The image that lied about itself

A few weeks ago, I ran into a puzzling issue at work. Someone was uploading an image which made it past our file-size checks, but caused an OutOfMemoryError and a heap dump when the code attempted to resize it. The information we had from the heap-dump was that it was trying to allocate memory for an image whose resolution was 18,375×11,175. What didn’t make sense is how this image was even getting through our file-size checks, because there is no way we would ever let in an image of that size.

In the code, we have a global limit for the largest file we will accept. We also have a separate limit for image uploads. If the image is over this size, but under the global limit, we will resize the image to a smaller size. The strange part was that the large image was making it past the global check, which meant that the size of the incoming data was below the global limit, but above the image-size limit. How could this be?
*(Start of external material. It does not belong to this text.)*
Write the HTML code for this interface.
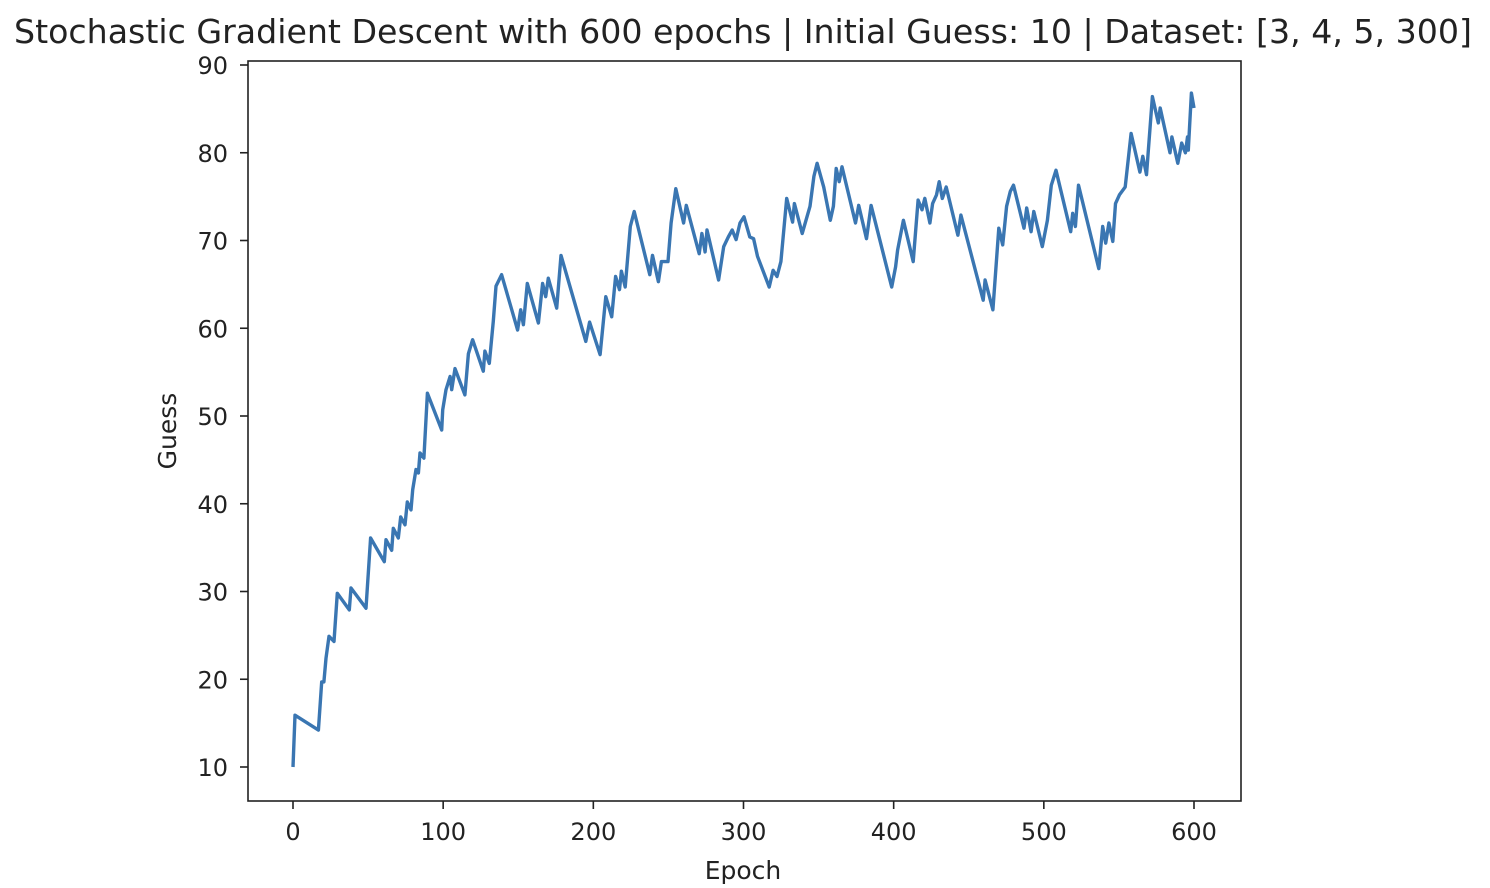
<!DOCTYPE html>
<html><head><meta charset="utf-8"><style>
body{margin:0;background:#fff;}
svg{display:block;font-family:"DejaVu Sans","Liberation Sans",sans-serif;}
</style></head><body>
<svg id="chart" width="1490" height="888">
<text x="14" y="43" textLength="1458" lengthAdjust="spacingAndGlyphs" font-size="33" fill="#222">Stochastic Gradient Descent with 600 epochs | Initial Guess: 10 | Dataset: [3, 4, 5, 300]</text>
<rect x="248" y="61" width="993" height="740" fill="none" stroke="#222" stroke-width="1.6"/>
<g id="xticks"></g>
<g id="yticks"></g>
<text x="743" y="879" text-anchor="middle" font-size="25" fill="#222">Epoch</text>
<text transform="translate(176,431) rotate(-90)" text-anchor="middle" font-size="25" fill="#222">Guess</text>
<path id="line" fill="none" stroke="#3a76b2" stroke-width="3.4" stroke-linejoin="round"/>
</svg>
<script>
const xTicks=[0,100,200,300,400,500,600];
const yTicks=[10,20,30,40,50,60,70,80,90];
const epochs=[0,1.3,16.9,19.1,20.6,22,24,27.3,29.5,37.5,38.6,48.6,51.7,60.8,61.9,65.7,66.8,70.1,71.7,74.6,76.1,78.6,79.7,81.9,83.5,84.6,87.2,89.5,99,99.7,101.9,104.6,105.7,107.9,114.5,116.8,119.6,126.7,127.8,130.7,133.4,135.2,138.9,149.6,151.6,153.4,156,163.4,166.2,168.3,170,175.6,178.5,195,197.5,204.5,208.3,212.2,214.8,217.4,218.7,221.2,224.6,227.2,237.6,239.4,243.3,245.3,249.7,251.8,254.9,260.1,261.9,270.5,272.3,274.4,275.7,283.4,286.8,289.9,292.5,295.1,297.7,300.3,304.2,306.7,309.3,317.1,319.7,322.3,324.9,328.8,332.7,333.9,339.1,344.3,346.9,349,353.4,357.8,359.9,361.7,363.7,365.6,374.6,376.7,381.9,385,398.7,401.3,402.6,406.5,413,416.3,418.9,420.7,424.1,425.9,428.5,430.3,432.4,435,442.8,444.8,459.6,460.9,466.1,470,472.6,475.2,477.7,479.8,486.8,488.6,491.5,493.3,499,502.4,505,508.1,517.9,519.2,521,523.1,536.6,539.2,541.2,543.3,545.9,547.7,550.3,554.2,558.1,564,565.9,568.4,572.3,576.2,577.5,584,585.3,589.2,591.8,594.3,595.7,596.2,598.3,600];
const guesses=[10,15.9,14.2,19.7,19.7,22.4,24.9,24.3,29.8,27.9,30.4,28.1,36.1,33.4,35.9,34.7,37.2,36.1,38.5,37.6,40.2,39.3,41.6,43.9,43.5,45.8,45.2,52.6,48.4,50.7,53,54.5,53,55.4,52.4,57.1,58.7,55.1,57.4,56,60.8,64.8,66.1,59.8,62.1,60.4,65.1,60.6,65.1,63.6,65.7,62.3,68.3,58.5,60.7,57,63.6,61.3,65.9,64.4,66.5,64.7,71.6,73.3,66.1,68.3,65.3,67.6,67.6,72,75.9,72,74,68.5,70.8,68.7,71.2,65.5,69.3,70.4,71.2,70.1,72,72.7,70.4,70.2,68.2,64.7,66.6,65.9,67.6,74.8,72.1,74.2,70.8,73.9,77.3,78.8,76.1,72.3,73.9,78.2,76.7,78.4,72,74,70.2,74,64.7,67,68.9,72.3,67.6,74.6,73.5,74.8,72,74.2,75.2,76.7,74.8,76.1,70.6,72.9,63.2,65.5,62.1,71.4,69.5,73.9,75.6,76.3,71.4,73.7,71,73.3,69.3,72.3,76.3,78,71,73.1,71.6,76.3,66.8,71.6,69.7,72,69.9,74.2,75.2,76.1,82.2,77.8,79.6,77.5,86.4,83.4,85.1,80,81.8,78.8,81.1,80,81.8,80.3,86.8,85.1];
const NS='http://www.w3.org/2000/svg';
const xs=v=>293+v*(1194-293)/600;
const ys=v=>767-(v-10)*(767-65)/80;
const xg=document.getElementById('xticks'),yg=document.getElementById('yticks');
xTicks.forEach(t=>{
  const l=document.createElementNS(NS,'line');
  l.setAttribute('x1',xs(t));l.setAttribute('x2',xs(t));l.setAttribute('y1',801);l.setAttribute('y2',809);
  l.setAttribute('stroke','#222');l.setAttribute('stroke-width','1.6');
  
  
  xg.appendChild(l);
  const tx=document.createElementNS(NS,'text');
  tx.setAttribute('x',xs(t));tx.setAttribute('y',840);tx.setAttribute('text-anchor','middle');
  tx.setAttribute('font-size','24');tx.setAttribute('fill','#222');tx.textContent=t;
  
  
  xg.appendChild(tx);
});
yTicks.forEach(t=>{
  const l=document.createElementNS(NS,'line');
  l.setAttribute('x1',240);l.setAttribute('x2',248);l.setAttribute('y1',ys(t));l.setAttribute('y2',ys(t));
  l.setAttribute('stroke','#222');l.setAttribute('stroke-width','1.6');
  
  
  yg.appendChild(l);
  const tx=document.createElementNS(NS,'text');
  tx.setAttribute('x',228);tx.setAttribute('y',ys(t)+9);tx.setAttribute('text-anchor','end');
  tx.setAttribute('font-size','24');tx.setAttribute('fill','#222');tx.textContent=t;
  
  
  yg.appendChild(tx);
});
document.getElementById('line').setAttribute('d',epochs.map((e,i)=>(i?'L':'M')+xs(e).toFixed(1)+' '+ys(guesses[i]).toFixed(1)).join(' '));
</script>
</body></html>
On a hunch, I hypothesized that perhaps the entire image wasn’t making it through. Perhaps only a part of the image was making it through with its header left intact. In an image file, there is usually a header that conveys information about the file format, the color space, and the resolution of the image! I figured that even though the data are incomplete, enough information was present in the header to enable the resizing code to make sense of it. When it tries to allocate memory for this image, based on the resolution it gets from the header, it runs out of memory!

To verify this, I manually hex-edited a file that was of proper size to have a ridiculously-large resolution. I then uploaded this file and was able to witness the behavior happening even though the file was of the proper size! So what’s the lesson here? Don’t only rely on file-size limits for images; you have to look at the resolution as well!